Como desvalijar al Estado

Estado es un concepto universal que refiere a una forma de organización política, social y económica conformada por un conjunto de instituciones. En nuestro país se traduce en Gobierno republicano, con un armado burocrático que integran los poderes ejecutivo, legislativo y judicial. En la presente coyuntura, la responsabilidad institucional de plasmar los cambios que la situación económico-social demanda, recae en los 355 políticos que desempeñan los cargos de presidente, vice, gobernadores y legisladores, responsabilidad hasta el momento eludida mediante intercambios faranduleros de agravios, amenazas y grandilocuencias discursivas, que se licúan al momento del armado de listas electorales sábanas, con los habituales reacomodamientos y acuerdos entre otrora acérrimos enemigos. Mientras esta catarsis se desarrolla, vale establecer una hipótesis de la crisis: la sociedad está ante un Estado desvalijado, no por privados amenazando o coimeando a funcionarios públicos como en las mafias de los años 30, sino con funcionarios de alto nivel asociados a empresarios, intermediarios y testaferros, pues nada es más fácil que sustraer dinero público que es de todos para recaudar impuestos, pero pasa a ser de nadie una vez ingresados a las arcas públicas. De este modo se configura lo que Max Weber denominara Estados patrimonialistas, “que dan vía libre al enriquecimiento de sus funcionarios, cortesanos, favoritos, gobernadores, mandarines, recaudadores de contribuciones, procuradores y vendedores de gracias de toda clase”.    
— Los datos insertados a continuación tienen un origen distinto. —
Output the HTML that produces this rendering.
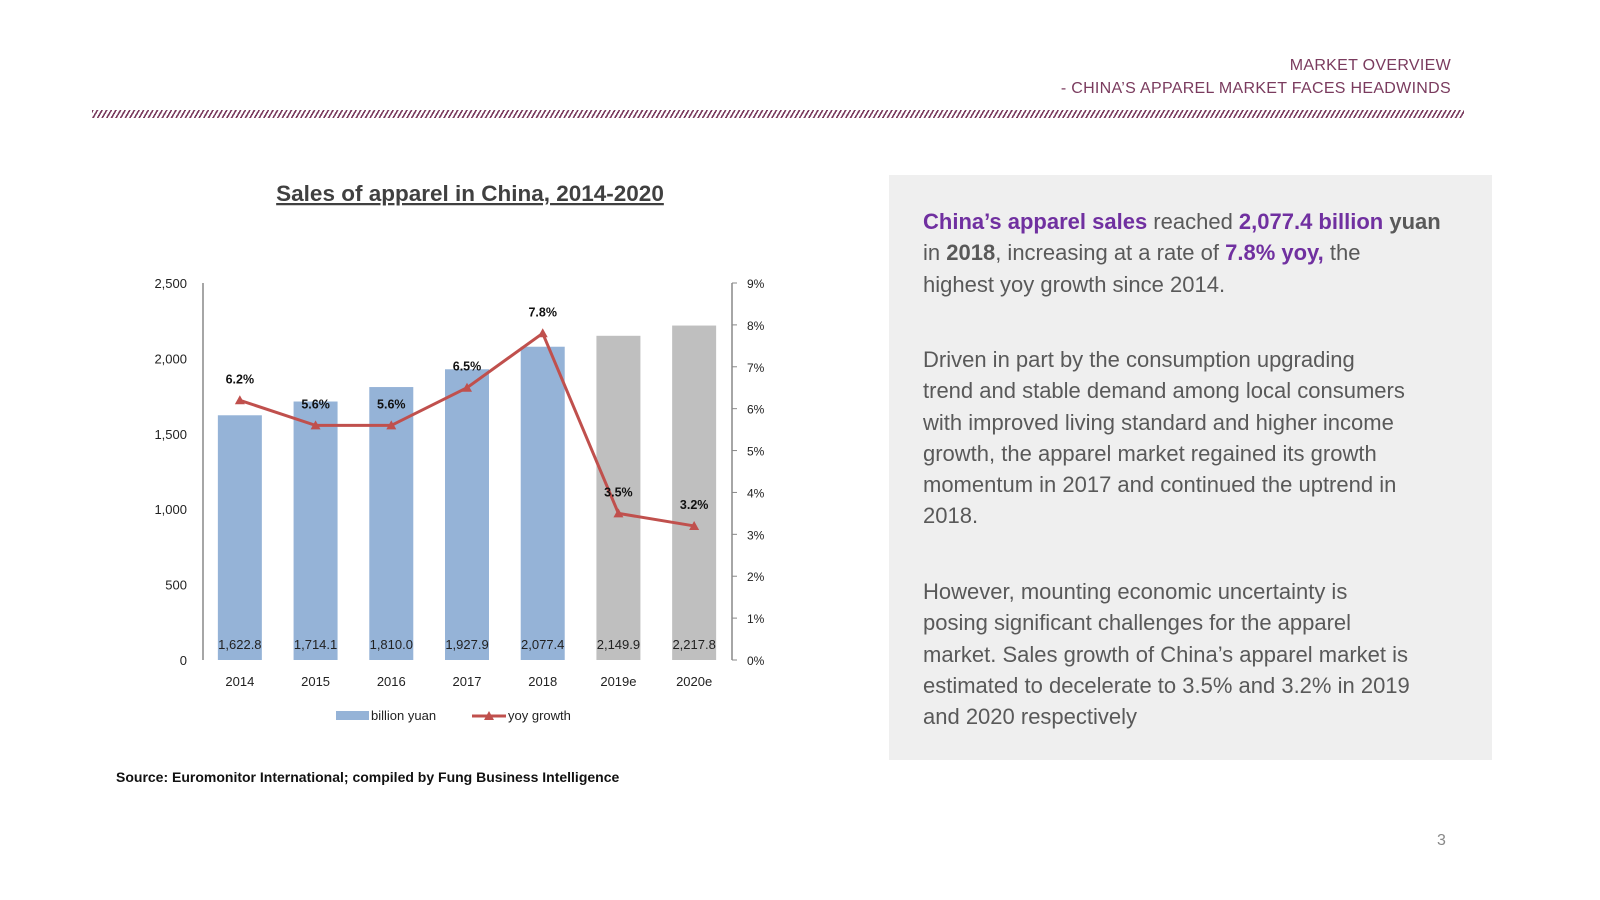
<!DOCTYPE html>
<html><head><meta charset="utf-8"><style>
body{margin:0;width:1600px;height:900px;background:#fff;position:relative;font-family:"Liberation Sans",sans-serif;overflow:hidden}
.hdr{position:absolute;right:149px;text-align:right;color:#7a3b5e;font-size:16px;letter-spacing:0.3px}
.hatch{position:absolute;left:92px;top:110px;width:1372px;height:8px;background:repeating-linear-gradient(120deg,#7a3b5e 0 1.6px,transparent 1.6px 4px)}
.panel{position:absolute;left:889px;top:175px;width:603px;height:585px;background:#efefef}
.txt{position:absolute;left:923px;color:#595959;font-size:22px;line-height:31.3px;white-space:nowrap}
.p{color:#7030a0;font-weight:bold}.b{font-weight:bold}
</style></head><body>
<div class="hdr" style="top:57px">MARKET OVERVIEW</div>
<div class="hdr" style="top:80px">- CHINA’S APPAREL MARKET FACES HEADWINDS</div>
<div class="hatch"></div>
<div class="panel"></div>
<div class="txt" style="top:206px"><span class="p">China’s apparel sales</span> reached <span class="p">2,077.4 billion</span> <span class="b">yuan</span><br>in <span class="b">2018</span>, increasing at a rate of <span class="p">7.8% yoy,</span> the<br>highest yoy growth since 2014.</div>
<div class="txt" style="top:344px">Driven in part by the consumption upgrading<br>trend and stable demand among local consumers<br>with improved living standard and higher income<br>growth, the apparel market regained its growth<br>momentum in 2017 and continued the uptrend in<br>2018.</div>
<div class="txt" style="top:576px">However, mounting economic uncertainty is<br>posing significant challenges for the apparel<br>market. Sales growth of China’s apparel market is<br>estimated to decelerate to 3.5% and 3.2% in 2019<br>and 2020 respectively</div>
<div style="position:absolute;left:1437px;top:832px;color:#888;font-size:16px">3</div>
<svg id="chart" width="1600" height="900" style="position:absolute;left:0;top:0" font-family="Liberation Sans, sans-serif"></svg>
<script>
const categories=["2014","2015","2016","2017","2018","2019e","2020e"];
const sales=[1622.8,1714.1,1810.0,1927.9,2077.4,2149.9,2217.8];
const growth=[6.2,5.6,5.6,6.5,7.8,3.5,3.2];
const estimated=[false,false,false,false,false,true,true];
const leftTicks=[0,500,1000,1500,2000,2500];
const rightTicks=[0,1,2,3,4,5,6,7,8,9];
const svg=document.getElementById('chart');const NS='http://www.w3.org/2000/svg';
function mk(t,a,txt){const e=document.createElementNS(NS,t);for(const k in a)e.setAttribute(k,a[k]);if(txt!==undefined)e.textContent=txt;svg.appendChild(e);return e;}
const X0=202,X1=732,Y0=660,Y1=283,band=(X1-X0)/categories.length;
const xc=i=>X0+band*(i+0.5);
const yL=v=>Y0-(v/2500)*(Y0-Y1);
const yR=v=>Y0-(v/9)*(Y0-Y1);
let e;
e=mk('text',{x:470,y:201,'text-anchor':'middle','font-size':22.5,'font-weight':'bold',fill:'#404040','text-decoration':'underline'},'Sales of apparel in China, 2014-2020');

e=mk('line',{x1:203,y1:Y1,x2:203,y2:Y0,stroke:'#888','stroke-width':1.5});

e=mk('line',{x1:X1,y1:Y1,x2:X1,y2:Y0,stroke:'#888','stroke-width':1.5});

leftTicks.forEach(v=>{e=mk('text',{x:187,y:yL(v)+5,'text-anchor':'end','font-size':13,fill:'#222'},v.toLocaleString('en-US'));
});
rightTicks.forEach(v=>{mk('line',{x1:X1,y1:yR(v),x2:X1+5,y2:yR(v),stroke:'#888'});
e=mk('text',{x:747,y:yR(v)+5,'font-size':12,fill:'#222'},v+'%');
});
categories.forEach((c,i)=>{
e=mk('rect',{x:xc(i)-22,y:yL(sales[i]),width:44,height:Y0-yL(sales[i]),fill:estimated[i]?'#bfbfbf':'#95b3d7'});

e=mk('text',{x:xc(i),y:649,'text-anchor':'middle','font-size':13,fill:'#222'},sales[i].toLocaleString('en-US',{minimumFractionDigits:1}));

e=mk('text',{x:xc(i),y:686,'text-anchor':'middle','font-size':13,fill:'#222'},c);

});
e=mk('polyline',{points:growth.map((g,i)=>xc(i)+','+yR(g)).join(' '),fill:'none',stroke:'#c0504d','stroke-width':3});

growth.forEach((g,i)=>{const x=xc(i),y=yR(g);
e=mk('polygon',{points:`${x},${y-5} ${x-5},${y+4} ${x+5},${y+4}`,fill:'#c0504d'});

e=mk('text',{x:x,y:y-17,'text-anchor':'middle','font-size':12.5,'font-weight':'bold',fill:'#111'},g.toFixed(1)+'%');
});
e=mk('rect',{x:336,y:711,width:33,height:9,fill:'#95b3d7'});

e=mk('text',{x:371,y:720,'font-size':13,fill:'#222'},'billion yuan');

mk('line',{x1:472,y1:716,x2:506,y2:716,stroke:'#c0504d','stroke-width':3});
mk('polygon',{points:'489,711 484,720 494,720',fill:'#c0504d'});
e=mk('text',{x:508,y:720,'font-size':13,fill:'#222'},'yoy growth');

e=mk('text',{x:116,y:782,'font-size':14,'font-weight':'bold',fill:'#111'},'Source: Euromonitor International; compiled by Fung Business Intelligence');

</script>
</body></html>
Estos saqueos se facilitan con la creación de un sinnúmero de organismos públicos bajo distintas figuras jurídicas con altisonantes objetivos por fuera de las normas establecidas en la Administración Pública Nacional, a la que los supuestos defensores del Estado acusan de pesada, burocrática e ineficaz. Así surgen organismos descentralizados, unidades ejecutoras, corporaciones estatales u otras variantes, con supuestas autarquías financieras sin controles de gestión, y carentes de interrelaciones horizontales entre áreas de gobierno. Una estructura estatal eficiente es suplida, como en los acuerdos entre los viejos mafiosos, por kioscos autónomos: el juego, las universidades, la cultura, los proveedores monopólicos, mientras se empobrece la calidad de los servicios públicos básicos de educación, salud y seguridad, obligando a que muchos ciudadanos se desangren por tener que recurrir a los del sector privado. Crecen los cargos políticos con altos salarios, se incrementan el número de empleados de planta para financiar estructuras partidarias y disimular tasas de desempleo (en el año 2000 había 2.193.000 empleados públicos, y en el 2023 se llegó a 3.378.000), llegando a un caos organizativo que naturalmente incumple con el principio de que las leyes asegurarán al trabajador “igual remuneración por igual tarea”, establecido en el Artículo 14 bis de la Constitución. Por ejemplo un chofer del organismo público A, puede  ganar mucho más que el del organismo B. Ante estas desigualdades, teorizar hoy sobre los alcances de lo Público y Privado es irrelevante, dado que la obviedad de que la calidad de vida de un país la define un Estado-Gobierno fuerte y virtuoso, sucumbe ante una organización estatal laxa permeable a todo tipo de corrupciones y privilegios, de cuya existencia se acusan los propios políticos, pero más para entretener a la opinión pública que para desactivarlas. No sorprende entonces que en el tratamiento de la Ley Ómnibus, el sofisticado tema de los “Fideicomisos”, como se denominan los fondos públicos con destinos específicos entregados a sectores por fuera de la administración nacional, sin desembolsos planificados y carentes de controles efectivos, tuviera rechazos mayoritarios de todo el espectro político, incluida la izquierda. ¿Se va comprendiendo la causa de que haya 45% de pobres y en crecimiento?

Los hechos de corrupción cuyo conocimiento público se incrementa con los cambios de gobiernos de distinto signo político, exigen planificadas tramas con la intervención de varios actores que no pierden tiempo en superfluos debates ideológicos, y son conocidas en los ámbitos políticos, judiciales, sindicales y empresarios. Tramas que se viabilizan con las continuidades políticas, las impunidades judiciales y la resistencia a sancionar leyes que permitan un rápido decomiso de los bienes sustraídos, acción que ante la actual emergencia importa más que el deseo de que “los culpables vayan presos”. Para desactivar este esquema patrimonialista legalizado por quienes lo usufructúan, vale intentar identificar posibles huevos de la serpiente, a través de dos tipos de semillas: una política, sembrada en los años 90 con la privatización y posterior reprivatización de empresas y servicios públicos, y la otra de manipulación moral, a través de la captación de organismos de derechos humanos y organizaciones sociales con dinero.